Thursday, January 3, 2013

Cinematic Perspectives in 'There Will Be Blood'

Watching There Will Be Blood for the second time, I was particularly impressed by the long narrative distance P.T. Andersen places between the viewer and the character(s).

The opening sequence of the film observes the struggle of the oil worker with a documentarian detachment, which reminds me of the opening of Kubrick's 2001: A Space Odyssey depicting the battle of apes. The tense modern score almost forced upon these scenes make the whole experience stranger than looking at the world through the eyes of an alien being.

This sets a perfect tone for what follows. Throughout the film, the camera examines the character from afar rather than inviting the viewer into his internal world. Daniel Day-Lewis's acting style cooperates perfectly with this. His Daniel Fairview is a man who wears calcified mannerisms like a mask stuck to his surface.

This general style--of distancing--is brought to the extreme in a few refreshingly jarring moments. In a scene where Daniel tries to save his son from a burning drilling rig, the film suddenly and uncharacteristically takes Daniel's point of view (or should I say his point of "hearing") by going completely silent to emulate his aural experience after an explosion, but then quickly pulls us out of his perception to a strict third person point of view, giving us an almost physical sense of separation between Daniel's and our experiences.

In another truly bizarre scene, Daniel embraces his son in an intimate gesture, but we see it only from far away across the vastness of the wilderness while his voice speaks right into our ears. This mind-boggling mix of intimacy and alienation demands our attention and highlights the difference between being there and being here.
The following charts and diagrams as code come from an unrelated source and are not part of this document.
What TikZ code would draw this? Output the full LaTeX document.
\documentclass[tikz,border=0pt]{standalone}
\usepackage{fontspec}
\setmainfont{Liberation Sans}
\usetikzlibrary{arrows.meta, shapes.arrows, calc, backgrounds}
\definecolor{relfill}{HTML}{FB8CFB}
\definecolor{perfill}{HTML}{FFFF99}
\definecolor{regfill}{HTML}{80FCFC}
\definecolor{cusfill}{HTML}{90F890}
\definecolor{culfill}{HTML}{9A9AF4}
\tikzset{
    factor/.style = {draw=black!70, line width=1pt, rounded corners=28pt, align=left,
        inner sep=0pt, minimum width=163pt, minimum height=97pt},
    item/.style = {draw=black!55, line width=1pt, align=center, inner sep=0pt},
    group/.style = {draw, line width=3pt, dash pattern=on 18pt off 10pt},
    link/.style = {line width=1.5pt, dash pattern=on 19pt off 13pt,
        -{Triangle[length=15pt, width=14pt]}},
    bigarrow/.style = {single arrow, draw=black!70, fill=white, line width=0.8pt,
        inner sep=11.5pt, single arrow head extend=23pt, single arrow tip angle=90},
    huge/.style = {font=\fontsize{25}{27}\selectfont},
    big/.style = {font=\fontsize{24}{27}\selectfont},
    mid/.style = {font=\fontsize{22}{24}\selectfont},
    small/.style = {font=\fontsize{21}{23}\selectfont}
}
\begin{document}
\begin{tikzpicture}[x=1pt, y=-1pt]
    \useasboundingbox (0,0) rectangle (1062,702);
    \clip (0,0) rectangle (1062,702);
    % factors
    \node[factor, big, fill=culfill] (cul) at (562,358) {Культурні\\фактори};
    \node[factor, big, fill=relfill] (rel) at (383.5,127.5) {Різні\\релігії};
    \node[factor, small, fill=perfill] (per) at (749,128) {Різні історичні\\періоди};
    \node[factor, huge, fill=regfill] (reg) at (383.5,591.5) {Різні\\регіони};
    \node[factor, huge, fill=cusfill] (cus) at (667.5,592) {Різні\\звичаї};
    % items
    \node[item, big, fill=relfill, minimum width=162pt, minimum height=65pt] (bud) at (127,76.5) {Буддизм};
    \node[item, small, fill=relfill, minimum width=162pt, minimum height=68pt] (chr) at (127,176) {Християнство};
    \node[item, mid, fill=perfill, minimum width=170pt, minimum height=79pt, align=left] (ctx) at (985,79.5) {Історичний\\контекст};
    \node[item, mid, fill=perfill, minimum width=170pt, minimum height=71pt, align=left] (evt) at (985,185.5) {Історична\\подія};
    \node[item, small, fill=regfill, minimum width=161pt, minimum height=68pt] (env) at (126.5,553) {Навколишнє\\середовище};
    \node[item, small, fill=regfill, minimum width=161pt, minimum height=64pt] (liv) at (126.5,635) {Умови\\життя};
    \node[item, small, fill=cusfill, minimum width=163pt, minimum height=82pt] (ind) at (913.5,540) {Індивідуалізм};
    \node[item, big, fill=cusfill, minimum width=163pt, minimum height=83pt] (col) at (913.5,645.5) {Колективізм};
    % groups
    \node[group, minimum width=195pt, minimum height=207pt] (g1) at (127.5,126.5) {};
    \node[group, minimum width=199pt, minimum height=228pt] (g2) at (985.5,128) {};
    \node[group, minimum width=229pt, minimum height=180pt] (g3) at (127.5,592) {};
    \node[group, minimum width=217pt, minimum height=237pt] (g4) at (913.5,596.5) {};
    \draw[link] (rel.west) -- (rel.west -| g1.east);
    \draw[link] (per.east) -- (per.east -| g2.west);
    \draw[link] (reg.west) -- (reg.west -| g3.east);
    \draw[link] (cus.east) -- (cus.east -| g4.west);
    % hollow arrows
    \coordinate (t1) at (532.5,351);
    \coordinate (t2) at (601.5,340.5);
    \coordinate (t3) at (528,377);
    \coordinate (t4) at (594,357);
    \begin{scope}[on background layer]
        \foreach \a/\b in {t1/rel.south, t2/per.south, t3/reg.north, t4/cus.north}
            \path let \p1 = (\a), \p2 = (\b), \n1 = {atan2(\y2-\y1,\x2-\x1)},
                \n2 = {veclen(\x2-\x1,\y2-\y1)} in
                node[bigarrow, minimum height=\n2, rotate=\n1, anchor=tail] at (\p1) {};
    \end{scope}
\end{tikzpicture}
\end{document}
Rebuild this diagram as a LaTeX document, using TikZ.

Even when the story progresses and the camera starts taking more conventional approach, occasionally going closer to the characters, we are kept on our toes. A good example is the scene where Daniel speaks with the man who had misled him to believe he was his brother. At this moment of heightened emotional intensity, Daniel is photographed from such a strange angle that his face is almost hidden and we can barely catch the tense grimace at the edge of his face.

There Will Be Blood strikes me as an astounding experiment on cinematic perspectives and a true feat. Even the title of the film is steeped in dramatic irony--it reminds us of the epistemic gap between the characters, who are living though their lives, and us, who gaze at the events through the distance of time.